Effects of vacancy concentration on the edge dislocation motion in copper by atomic simulations

Abstract Nonequilibirum vacancy concentration widely appears in crystals under many extreme loading conditions, but receives relatively few attentions. In this work, we systematically explore the influence of a serial of different vacancy concentrations on the edge dislocation motion in copper using molecular dynamics (MD) simulations. Our result shows that the vacancy would hinder the dislocation motion, but the mechanism depends on the detailed dislocation motion regions. In thermally activated region, its influence is mainly reflected by modifying the dynamic and static threshold stresses required for edge dislocation initiation and continuous motion.

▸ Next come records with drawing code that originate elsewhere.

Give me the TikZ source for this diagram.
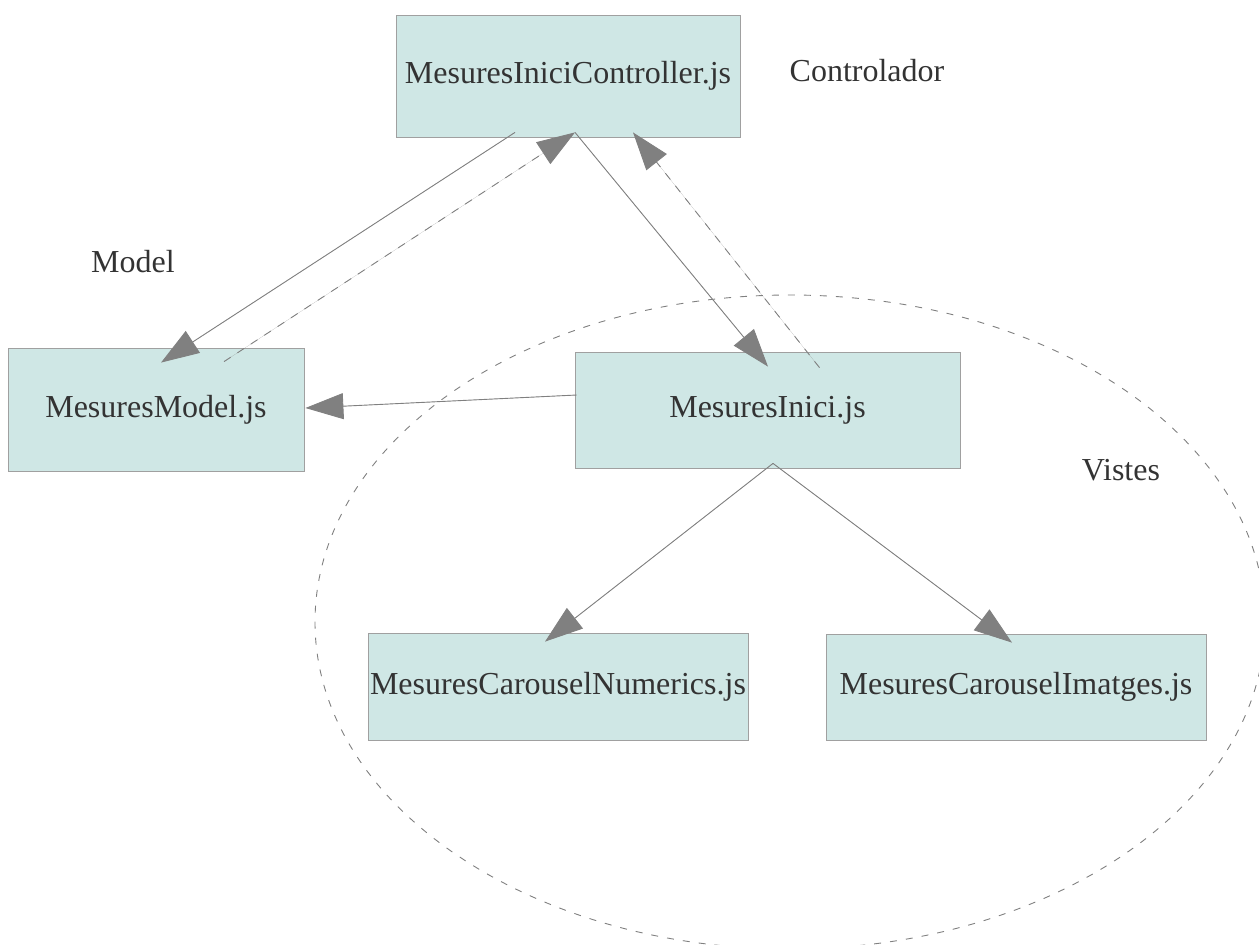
\documentclass[tikz,border=0pt]{standalone}
\usepackage{fontspec}
\setmainfont{Liberation Serif}
\usepackage{tikz}
\usetikzlibrary{arrows.meta,positioning,calc}
\definecolor{boxfill}{HTML}{CFE7E5}
\definecolor{boxline}{HTML}{A0A0A0}
\definecolor{txt}{HTML}{333333}
\definecolor{lnk}{HTML}{808080}

\begin{document}
\begin{tikzpicture}[x = .5pt, y = -.5pt,
  box/.style = {draw = boxline, fill = boxfill, text = txt, font = \fontsize{16}{19}\selectfont, inner sep = 0pt},
  lbl/.style = {text = txt, font = \fontsize{16}{19}\selectfont},
  arr/.style = {-{Triangle[length=19pt, width=13pt]}, draw = lnk, fill = lnk, line width = .45pt},
  dsh/.style = {arr, dash pattern = on 4pt off 4pt}]
\useasboundingbox (0,0) rectangle (1259,944);
% Vistes group
\begin{scope}
\clip (0,0) rectangle (1259,944);
\draw[lnk, dash pattern = on 3.5pt off 4.5pt, line width = .45pt] (790,622) ellipse [x radius = 475, y radius = 327];
\end{scope}
\node[box, minimum width = 172pt, minimum height = 61pt] (ctrl) at (568,76) {MesuresIniciController.js};
\node[box, minimum width = 148pt, minimum height = 61.5pt] (model) at (156,409.5) {MesuresModel.js};
\node[box, minimum width = 192.5pt, minimum height = 58pt] (inici) at (767.5,410) {MesuresInici.js};
\node[box, minimum width = 190pt, minimum height = 53.5pt] (numerics) at (558,686.5) {MesuresCarouselNumerics.js};
\node[box, minimum width = 190pt, minimum height = 53pt] (imatges) at (1016,687) {MesuresCarouselImatges.js};
\node[lbl] (lctrl) at (867,71) {Controlador};
\node[lbl] (lmodel) at (133,262) {Model};
\node[lbl] (lvistes) at (1121,470) {Vistes};
\draw[arr] ($(ctrl.south)+(-53,-5)$) -- ($(model.north)+(5,15)$);
\draw[dsh] ($(model.north)+(68,14)$) -- ($(ctrl.south)+(7,-5)$);
\draw[arr] ($(ctrl.south)+(7,-5)$) -- ($(inici.north)+(0.5,15)$);
\draw[dsh] ($(inici.north)+(52,16)$) -- ($(ctrl.south)+(65,-5)$);
\draw[arr] ($(inici.west)+(2,-15)$) -- ($(model.east)+(1,-1.5)$);
\draw[arr] ($(inici.south)+(5.5,-5)$) -- ($(numerics.north)+(-13,9)$);
\draw[arr] ($(inici.south)+(5.5,-5)$) -- ($(imatges.north)+(-4,9)$);
\end{tikzpicture}
\end{document}
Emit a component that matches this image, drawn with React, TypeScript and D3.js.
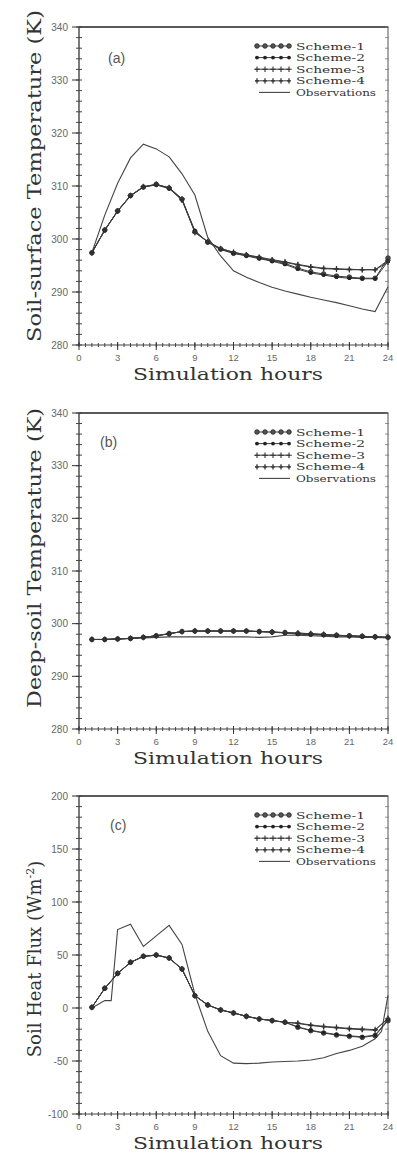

In the linear region, the hindering mechanism is gradually transformed from phonon damping to vacancy pinning with the increasing vacancy concentration. In contrasts, the dislocation structure is almost unchanged under different vacancy concentrations in the non-linear region. Under high applied stress, high vacancy concentration will cause the dislocation velocity to jump back and forth between transonic and subsonic velocities more frequently. It has been attributed to the reactions between the dislocation and vacancies. The latter may result in dislocation local constriction and climbing. Moreover, a mobility equation suitable for describing edge dislocations at different non-equilibrium vacancy concentrations is proposed, which fits the MD results well. Finally, the roles of the nonequilibirum vacancy concentration on the edge dislocation motion is interpreted using the degrading elastic property and stacking fault energy.